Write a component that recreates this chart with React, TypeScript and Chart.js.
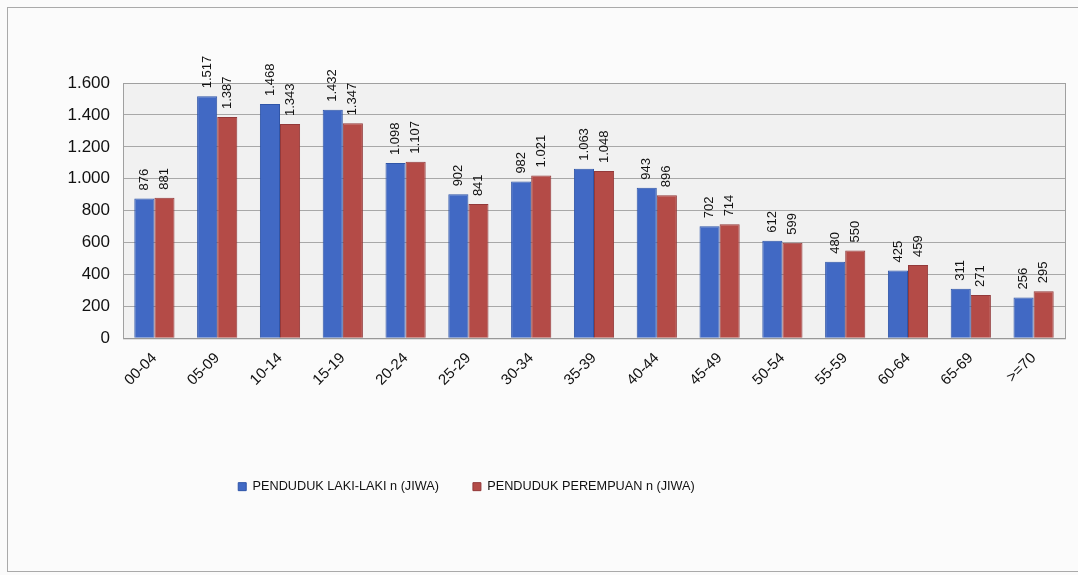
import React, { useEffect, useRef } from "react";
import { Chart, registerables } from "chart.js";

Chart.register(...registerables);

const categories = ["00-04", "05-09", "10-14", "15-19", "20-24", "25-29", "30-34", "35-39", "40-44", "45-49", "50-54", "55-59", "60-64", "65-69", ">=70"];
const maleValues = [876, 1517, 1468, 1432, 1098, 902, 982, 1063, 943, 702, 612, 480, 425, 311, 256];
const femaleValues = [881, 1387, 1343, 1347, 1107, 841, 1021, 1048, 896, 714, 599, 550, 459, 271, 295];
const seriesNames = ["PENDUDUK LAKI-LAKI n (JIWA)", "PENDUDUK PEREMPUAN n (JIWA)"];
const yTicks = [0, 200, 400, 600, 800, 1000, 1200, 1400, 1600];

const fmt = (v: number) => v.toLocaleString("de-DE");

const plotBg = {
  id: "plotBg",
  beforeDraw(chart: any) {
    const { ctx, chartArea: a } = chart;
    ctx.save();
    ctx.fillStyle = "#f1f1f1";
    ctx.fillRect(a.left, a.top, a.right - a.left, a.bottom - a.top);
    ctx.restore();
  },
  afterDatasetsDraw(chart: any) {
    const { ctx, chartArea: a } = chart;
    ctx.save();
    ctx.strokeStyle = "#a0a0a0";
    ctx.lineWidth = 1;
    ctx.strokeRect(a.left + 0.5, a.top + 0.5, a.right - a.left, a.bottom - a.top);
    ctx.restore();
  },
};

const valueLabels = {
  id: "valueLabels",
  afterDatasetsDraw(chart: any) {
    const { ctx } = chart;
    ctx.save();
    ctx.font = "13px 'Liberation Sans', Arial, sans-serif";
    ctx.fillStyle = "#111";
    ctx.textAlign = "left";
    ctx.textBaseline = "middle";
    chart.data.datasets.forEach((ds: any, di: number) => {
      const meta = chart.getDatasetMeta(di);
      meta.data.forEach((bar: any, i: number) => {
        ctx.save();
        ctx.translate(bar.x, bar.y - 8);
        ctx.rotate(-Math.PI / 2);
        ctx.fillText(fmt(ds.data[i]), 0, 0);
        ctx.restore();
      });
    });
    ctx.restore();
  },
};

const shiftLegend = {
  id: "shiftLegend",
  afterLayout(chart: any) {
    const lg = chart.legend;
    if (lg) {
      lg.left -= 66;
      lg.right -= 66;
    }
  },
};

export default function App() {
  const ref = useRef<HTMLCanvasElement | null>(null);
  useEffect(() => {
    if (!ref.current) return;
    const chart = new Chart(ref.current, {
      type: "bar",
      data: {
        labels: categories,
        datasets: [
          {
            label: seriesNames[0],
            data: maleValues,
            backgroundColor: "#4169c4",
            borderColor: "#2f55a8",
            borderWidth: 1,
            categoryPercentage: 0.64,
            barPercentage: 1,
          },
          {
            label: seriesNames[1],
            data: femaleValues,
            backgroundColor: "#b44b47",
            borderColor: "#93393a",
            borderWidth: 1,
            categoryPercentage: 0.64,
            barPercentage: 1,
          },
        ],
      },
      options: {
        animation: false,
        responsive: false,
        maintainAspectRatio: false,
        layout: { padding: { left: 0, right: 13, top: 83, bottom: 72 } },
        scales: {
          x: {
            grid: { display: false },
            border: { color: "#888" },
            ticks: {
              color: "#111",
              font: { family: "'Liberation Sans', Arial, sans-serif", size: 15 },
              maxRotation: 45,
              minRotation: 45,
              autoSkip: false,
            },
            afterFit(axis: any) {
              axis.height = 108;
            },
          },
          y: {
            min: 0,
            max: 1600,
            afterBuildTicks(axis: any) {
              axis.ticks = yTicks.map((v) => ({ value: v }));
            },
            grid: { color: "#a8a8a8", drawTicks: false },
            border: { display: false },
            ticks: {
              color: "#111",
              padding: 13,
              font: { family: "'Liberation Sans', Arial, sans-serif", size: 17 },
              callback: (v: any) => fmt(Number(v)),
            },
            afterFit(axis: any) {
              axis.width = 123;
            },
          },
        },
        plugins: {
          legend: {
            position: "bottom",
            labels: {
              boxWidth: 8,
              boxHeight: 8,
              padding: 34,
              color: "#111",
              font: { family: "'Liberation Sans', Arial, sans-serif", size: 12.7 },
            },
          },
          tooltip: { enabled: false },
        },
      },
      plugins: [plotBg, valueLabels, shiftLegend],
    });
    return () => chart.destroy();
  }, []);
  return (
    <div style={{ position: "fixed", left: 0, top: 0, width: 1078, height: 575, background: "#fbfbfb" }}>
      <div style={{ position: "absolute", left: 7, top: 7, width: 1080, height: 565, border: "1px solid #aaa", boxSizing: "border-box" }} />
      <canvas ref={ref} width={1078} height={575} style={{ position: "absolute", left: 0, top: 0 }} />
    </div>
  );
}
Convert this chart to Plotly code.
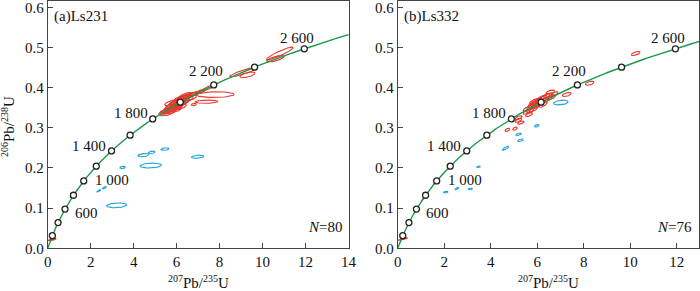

#####

REQUIRED WORK
Leave out the pictures and repeat exactly the lines from the start of the material through the line that contains "const fmt = (v: number)", both included.

ANSWER FOR THIS EXERCISE
Write a component that recreates this chart with React, TypeScript and Chart.js.
import React, { useEffect, useRef } from "react";
import { Chart, registerables } from "chart.js";

Chart.register(...registerables);

const categories = ["00-04", "05-09", "10-14", "15-19", "20-24", "25-29", "30-34", "35-39", "40-44", "45-49", "50-54", "55-59", "60-64", "65-69", ">=70"];
const maleValues = [876, 1517, 1468, 1432, 1098, 902, 982, 1063, 943, 702, 612, 480, 425, 311, 256];
const femaleValues = [881, 1387, 1343, 1347, 1107, 841, 1021, 1048, 896, 714, 599, 550, 459, 271, 295];
const seriesNames = ["PENDUDUK LAKI-LAKI n (JIWA)", "PENDUDUK PEREMPUAN n (JIWA)"];
const yTicks = [0, 200, 400, 600, 800, 1000, 1200, 1400, 1600];

const fmt = (v: number) => v.toLocaleString("de-DE");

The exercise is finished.